The amount of available data is increasing rapidly in almost every domain of our life. Thus, data science and machine learning face the challenge of bringing the valuable and essential data to the surface. To approach this challenge, models that can value sets of data by identifying and leveraging its complex dependencies are becoming more and more important.

In this talk, I will discuss approaches for learning models for valuing sets of data and show how to use these models in summarization and recommendation applications. A crucial assumption for tractability of learning and the application of such models is that of submodularity. I will first present algorithms for learning mixture models of fixed submodular component functions from data for valuing summaries of image collections. Then, I will introduce a probabilistic parameterized submodular model for encouraging diversity of items in recommendation applications, which can be seen as a parameterized component function, and illustrate how this model can be efficiently estimated from data.
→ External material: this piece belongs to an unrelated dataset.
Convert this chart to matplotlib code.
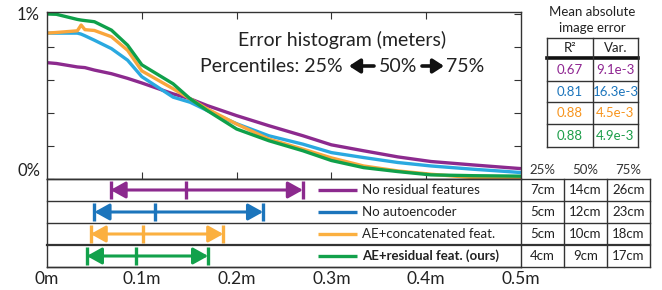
import numpy as np
import matplotlib.pyplot as plt

plt.rcParams['font.family'] = ['Lato', 'DejaVu Sans']

# error histogram, x in meters, y in percent
dist_m = [0, 0.01, 0.032, 0.036, 0.04, 0.05, 0.068, 0.085, 0.1, 0.133, 0.151, 0.169,
          0.2, 0.234, 0.27, 0.3, 0.334, 0.37, 0.405, 0.45, 0.486, 0.5]
hist_no_residual = [0.705, 0.70, 0.679, 0.677, 0.675, 0.66, 0.638, 0.61, 0.582, 0.516, 0.486, 0.445,
                    0.384, 0.323, 0.262, 0.207, 0.171, 0.134, 0.106, 0.085, 0.069, 0.063]
hist_no_ae = [0.884, 0.884, 0.884, 0.878, 0.868, 0.841, 0.79, 0.72, 0.62, 0.496, 0.465, 0.415,
              0.335, 0.262, 0.211, 0.16, 0.13, 0.10, 0.079, 0.059, 0.045, 0.039]
hist_concat = [0.884, 0.888, 0.898, 0.933, 0.905, 0.90, 0.862, 0.78, 0.655, 0.547, 0.486, 0.425,
               0.333, 0.242, 0.181, 0.128, 0.079, 0.049, 0.029, 0.008, 0.003, 0.003]
hist_ours = [1.0, 0.998, 0.967, 0.963, 0.96, 0.953, 0.902, 0.811, 0.692, 0.577, 0.486, 0.415,
             0.303, 0.232, 0.171, 0.112, 0.069, 0.045, 0.025, 0.020, 0.018, 0.017]

methods = ['No residual features', 'No autoencoder', 'AE+concatenated feat.', 'AE+residual feat. (ours)']
p25 = [0.067, 0.050, 0.046, 0.042]
p50 = [0.147, 0.114, 0.101, 0.094]
p75 = [0.270, 0.228, 0.186, 0.170]
pct_text = [['7cm', '14cm', '26cm'], ['5cm', '12cm', '23cm'],
            ['5cm', '10cm', '18cm'], ['4cm', '9cm', '17cm']]
r2 = ['0.67', '0.81', '0.88', '0.88']
var = ['9.1e-3', '16.3e-3', '4.5e-3', '4.9e-3']

curve_colors = ['#8C2A8E', '#2AA9E0', '#F9A63C', '#0FA04A']
bar_colors = ['#8C2A8E', '#1C75BC', '#FBB040', '#12A14B']
text_colors = ['#8E2491', '#1C75BC', '#F7941D', '#1D9E4A']
edge = '#333333'
ink = '#222222'

W, H = 662, 290
fig = plt.figure(figsize=(W / 100, H / 100), dpi=100)


def box(x0, y0, x1, y1):
    return [x0 / W, 1 - y1 / H, (x1 - x0) / W, (y1 - y0) / H]


# histogram
ax = fig.add_axes(box(47, 12, 521, 179))
for ys, c in zip([hist_no_residual, hist_no_ae, hist_concat, hist_ours], curve_colors):
    ax.plot(dist_m, ys, color=c, lw=2.4, solid_capstyle='butt')
ax.set_xlim(0, 0.5)
ax.set_ylim(0, 1.012)
ax.set_xticks([0.1, 0.2, 0.3, 0.4])
ax.set_xticklabels([])
ax.set_yticks([0, 0.2, 0.4, 0.6, 0.8, 1.0])
ax.set_yticklabels(['0%', '', '', '', '', '1%'], fontsize=12, color=ink)
ax.get_yticklabels()[0].set_va('bottom')
ax.tick_params(direction='in', top=True, right=True, length=5, width=0.8, color=edge, pad=5)
for s in ax.spines.values():
    s.set_color(edge)
    s.set_linewidth(1.0)

# percentile bars
axb = fig.add_axes(box(47, 179, 521, 267))
axb.set_xlim(0, 0.5)
axb.set_ylim(4, 0)
for i in range(4):
    row = i + 0.5
    c = bar_colors[i]
    axb.annotate('', xy=(p75[i], row), xytext=(p25[i], row),
                 arrowprops=dict(arrowstyle='<|-|>,head_length=0.9,head_width=0.5',
                                 color=c, lw=2.2, shrinkA=0, shrinkB=0))
    axb.vlines([p25[i], p50[i], p75[i]], row - 0.42, row + 0.42, color=c, lw=2.4)
axb.set_yticks([])
axb.set_xticks([0, 0.1, 0.2, 0.3, 0.4, 0.5])
axb.set_xticklabels(['0m', '0.1m', '0.2m', '0.3m', '0.4m', '0.5m'], fontsize=12.5, color=ink)
axb.tick_params(axis='x', length=0, pad=3)
for s in axb.spines.values():
    s.set_color(edge)
    s.set_linewidth(1.0)

# overlay for title, legend and tables (pixel coordinates)
ov = fig.add_axes([0, 0, 1, 1])
ov.set_xlim(0, W)
ov.set_ylim(H, 0)
ov.axis('off')
ov.patch.set_visible(False)

ov.text(342, 40, 'Error histogram (meters)', fontsize=14, color=ink, ha='center', va='center')
ov.text(343, 66, 'Percentiles: 25%', fontsize=14, color=ink, ha='right', va='center')
ov.text(398, 66, '50%', fontsize=14, color=ink, ha='center', va='center')
ov.text(446, 66, '75%', fontsize=14, color=ink, ha='left', va='center')
arrow = dict(arrowstyle='-|>,head_length=0.65,head_width=0.42', color='#111111', lw=2.6,
             shrinkA=0, shrinkB=0)
ov.annotate('', xy=(349, 66), xytext=(374, 66), arrowprops=arrow)
ov.annotate('', xy=(444, 66), xytext=(422, 66), arrowprops=arrow)

row_y = [179, 201, 223, 245, 267]
for k, y in enumerate(row_y):
    lw = 1.6 if k == 3 else 1.0
    ov.plot([47, 650], [y, y], color=edge, lw=lw)
for x in [564, 607, 650]:
    ov.plot([x, x], [179, 267], color=edge, lw=1.0)

for i, name in enumerate(methods):
    yc = (row_y[i] + row_y[i + 1]) / 2
    ov.plot([318, 357], [yc, yc], color=bar_colors[i], lw=2.4, solid_capstyle='butt')
    ov.text(362, yc, name, fontsize=9.5, color=ink, va='center', ha='left',
            fontweight='bold' if i == 3 else 'normal')
    for j, t in enumerate(pct_text[i]):
        ov.text([542.5, 585.5, 628.5][j], yc, t, fontsize=9.5, color=ink,
                ha='center', va='center')

for x, t in zip([542.5, 585.5, 628.5], ['25%', '50%', '75%']):
    ov.text(x, 170, t, fontsize=9.5, color='#333333', ha='center', va='center')

# mean absolute image error table
ov.text(592, 12, 'Mean absolute', fontsize=9.5, color=ink, ha='center', va='center')
ov.text(592, 28, 'image error', fontsize=9.5, color=ink, ha='center', va='center')
tab_y = [38, 58, 81, 102, 124, 147]
tab_x = [547, 593, 638]
for k, y in enumerate(tab_y):
    ov.plot([547, 638], [y, y], color='#111111' if k == 1 else edge, lw=2.6 if k == 1 else 1.0)
for x in tab_x:
    ov.plot([x, x], [38, 147], color=edge, lw=1.0)
ov.text(570, 48, 'R\u00b2', fontsize=9.5, color=ink, ha='center', va='center')
ov.text(615.5, 48, 'Var.', fontsize=9.5, color=ink, ha='center', va='center')
for i in range(4):
    yc = (tab_y[i + 1] + tab_y[i + 2]) / 2
    ov.text(570, yc, r2[i], fontsize=9.5, color=text_colors[i], ha='center', va='center')
    ov.text(615.5, yc, var[i], fontsize=9.5, color=text_colors[i], ha='center', va='center')

fig.savefig('out.png', dpi=100)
This corresponds to learning a higher-order probabilistic model, i.e. a probabilistic model that includes potentials depending on many random variables. This model can be naturally extended to include both log-submodular and log-supermodular higher-order potentials. I will demonstrate the effectiveness of our approach in a large set of experiments, where our model allows reasoning about preferences over sets of items with complements and substitutes. Finally, I will discuss potential directions for future research, combining recent advances in deep learning with the tractability of submodular function optimization.